Truly, God has given him the desire of his heart — how far beyond all that he could ask or think? — even according to His riches in glory in Christ Jesus, who speaks now from heaven in this true story to lost, lost sinners.
And now that I have told you the tale as it was told to me, does it offend you to hear of the joy and peace of one who had been so great a sinner “How could anyone dare to rejoice who had been the murderer of a poor little boy?” said some who heard the story. “Such a wretch as Smirnoff ought to have felt anything but joy, even if he could dare to hope that God had forgiven his awful wickedness.” Dear friends, when once you have yourselves been in the place of her who washed the Lord’s feet with tears, because much had been forgiven her, you will understand this — not till then — for the deepest sorrow and the deepest joy met together in the heart of that woman who was a sinner. Do you think that there is any deeper joy than the love of Christ made known to the lost, and to the vile? “She loved much; but to whom little is forgiven, the same loveth little.” Was her sin more black, or less black to her, when the love of Christ was shed abroad in her sad and weary heart? But will she ever know a deeper joy than she knew in that blessed moment when His lips said to her, “Go in peace”? Believe me, if you have not come to Him, knowing yourself as lost, as dead, as the poor murderer, of whom you have heard the story, you have never come to Him at all, or you have come as the rich, and have been sent empty away — empty of the joy which Paul knew when the Lord whom he had persecuted shone into his dark soul. Was it nothing to him, then, that he had murdered and persecuted the saints of God? Yet by his hand did God write the words I will now write afresh for you — “If, when we were enemies, we were reconciled to God by the death of His Son, much more, being reconciled, we shall be saved by His life. And not only so, but we also joy in God through our Lord Jesus Christ.”

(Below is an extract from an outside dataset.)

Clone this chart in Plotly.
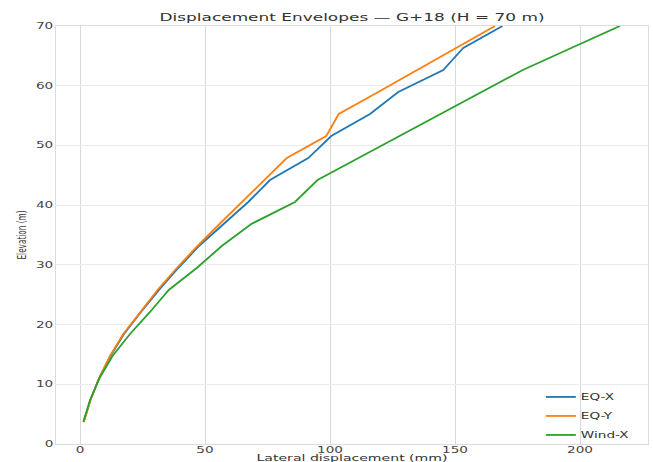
import plotly.graph_objects as go

# Elevations of floor levels (m), G+18 -> 19 levels up to 70 m
elevation = [3.68, 7.37, 11.05, 14.74, 18.42, 22.11, 25.79, 29.47, 33.16, 36.84,
             40.53, 44.21, 47.89, 51.58, 55.26, 58.95, 62.63, 66.32, 70.0]

# Lateral displacement envelopes (mm)
eq_x = [1.5, 4.2, 7.7, 12.2, 17.6, 24.4, 31.6, 39.3, 47.6, 57.3,
        67.3, 76.0, 91.3, 100.5, 116.0, 127.3, 145.3, 153.3, 169.0]
eq_y = [1.5, 4.2, 7.6, 12.0, 17.3, 24.0, 31.0, 38.7, 47.0, 55.8,
        64.8, 73.7, 82.7, 98.5, 103.5, 119.3, 135.0, 150.5, 166.0]
wind_x = [1.3, 4.0, 7.8, 13.0, 20.0, 28.0, 35.5, 46.7, 56.7, 68.5,
          86.0, 95.0, 111.4, 127.8, 144.3, 160.7, 177.1, 196.5, 216.0]

series_names = ["EQ-X", "EQ-Y", "Wind-X"]
series_colors = ["#1f77b4", "#ff7f0e", "#2ca02c"]
x_ticks = [0, 50, 100, 150, 200]
y_ticks = [0, 10, 20, 30, 40, 50, 60, 70]

FONT = "DejaVu Sans"

fig = go.Figure()
for name, vals, col in zip(series_names, [eq_x, eq_y, wind_x], series_colors):
    fig.add_trace(go.Scatter(x=vals, y=elevation, mode="lines", name=name,
                             line=dict(color=col, width=1.8)))

fig.update_layout(
    width=653, height=462,
    margin=dict(l=56, r=5, t=26, b=18, autoexpand=False),
    paper_bgcolor="white", plot_bgcolor="white",
    font=dict(family=FONT, color="#333333"),
    title=dict(text="Displacement Envelopes — G+18 (H = 70 m)",
               x=0.5, xref="paper", xanchor="center",
               y=1 - 17 / 462, yref="container", yanchor="middle",
               font=dict(size=11, color="#333333", family=FONT)),
    showlegend=True,
    legend=dict(x=0.819, y=-0.013, xanchor="left", yanchor="bottom",
                bgcolor="rgba(255,255,255,0)", borderwidth=0,
                font=dict(size=8.5, color="#333333", family=FONT),
                itemwidth=30, tracegroupgap=0),
)

fig.update_xaxes(
    range=[-9.6, 227.2], tickvals=x_ticks, ticktext=[str(v) for v in x_ticks],
    showgrid=True, gridcolor="#d9d9d9", gridwidth=1.3, zeroline=False,
    showline=True, linecolor="#dcdcdc", linewidth=1, mirror=True,
    ticks="", tickfont=dict(size=8.5, color="#444444"), automargin=False,
    title=dict(text="Lateral displacement (mm)", font=dict(size=8, color="#333333"), standoff=4),
)
fig.update_yaxes(
    range=[0, 70], tickvals=y_ticks, ticktext=[str(v) for v in y_ticks],
    showgrid=True, gridcolor="#ebebeb", gridwidth=1.3, zeroline=False,
    showline=True, linecolor="#dcdcdc", linewidth=1, mirror=True,
    ticks="", tickfont=dict(size=8.5, color="#444444"), automargin=False,
    title=dict(text="Elevation (m)", font=dict(size=13, color="#333333"), standoff=12),
)

# Horizontal text stretch to mimic the wide lettering of the reference image
post = """
var gd = document.getElementsByClassName('plotly-graph-div')[0];
function fit(sel, fn) {
  gd.querySelectorAll(sel).forEach(function(t){
    var w = t.getComputedTextLength();
    var L = fn(w);
    t.setAttribute('textLength', L);
    t.setAttribute('lengthAdjust', 'spacingAndGlyphs');
  });
}
fit('.gtitle', function(w){ return 385; });
fit('.xtick text', function(w){ return w * 1.6; });
fit('.ytick text', function(w){ return w * 1.6; });
fit('.legendtext', function(w){ return w * 1.6; });
fit('.g-xtitle text', function(w){ return 191; });
fit('.g-ytitle text', function(w){ return 49; });
gd.querySelectorAll('.legend .scrollbox, .legend').forEach(function(e){
  e.removeAttribute('clip-path');
});
function shiftY(sel, dy) {
  gd.querySelectorAll(sel).forEach(function(t){
    var y = parseFloat(t.getAttribute('y'));
    t.setAttribute('y', y + dy);
  });
}
shiftY('.g-xtitle text', 1);
shiftY('.xtick text', -2);
"""

fig.write_html("out.html", post_script=post)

Dear friends, may you know by the Spirit shed abroad in your hearts — know in your own experience to-day, that which the thief knew on the evening of the day upon which he had reviled his dying Saviour. Was he more forgiven, more loved, more saved when he was in paradise with Christ than was Smirnoff in his prison cell, when the love of God was shed abroad in his heart by the Holy Ghost that was given to him?

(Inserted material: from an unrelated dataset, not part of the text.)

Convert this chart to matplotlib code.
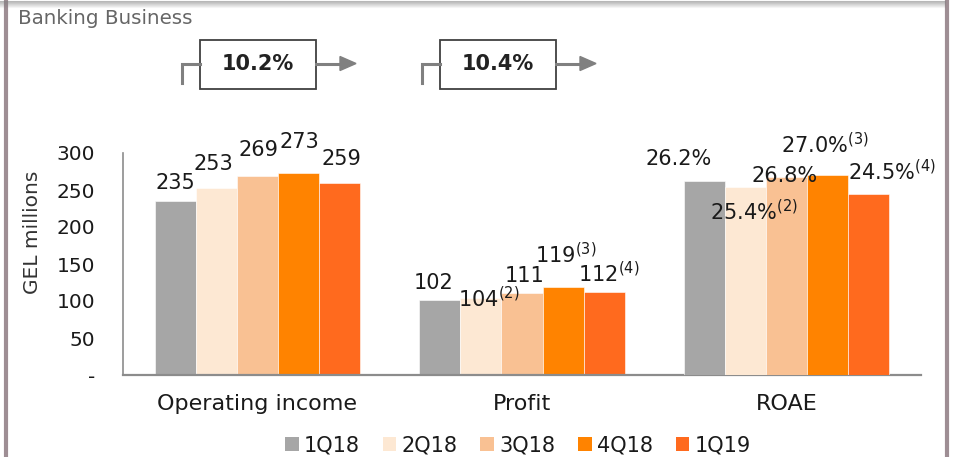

But if you know none of these things, let me tell you with all the authority of God’s blessed word, that Smirnoff the convict has that which you never had. When the elder son in that same fifteenth chapter of Luke was angry, and would not go in, why was it? It was because he heard the music and the dancing, and he said, “Thou never gavest me a kid, that I might make merry with my friends.” No, the feast has never been yours, because you never came to the Father as one who was dead and lost. When you do so, the depth of your joy will answer to the depth of your deep and bitter repentance— joy, not in yourself, nor even in that which God gives you in exchange for damnation, but in Christ who has loved you, with a love so wonderful, so passing knowledge. It is in Him, not in ourselves, that we rejoice with joy unspeakable and full of glory, owning ourselves to be as dead and lost in our own natural state as was Smirnoff the murderer, and therefore as being able to take our place with those whose transgression is forgiven, whose sin is covered, and to whom the Lord has said, “Be glad and rejoice, and shout for joy.” In that psalm — the thirty-second, you read Smirnoff’s history; may you read your own!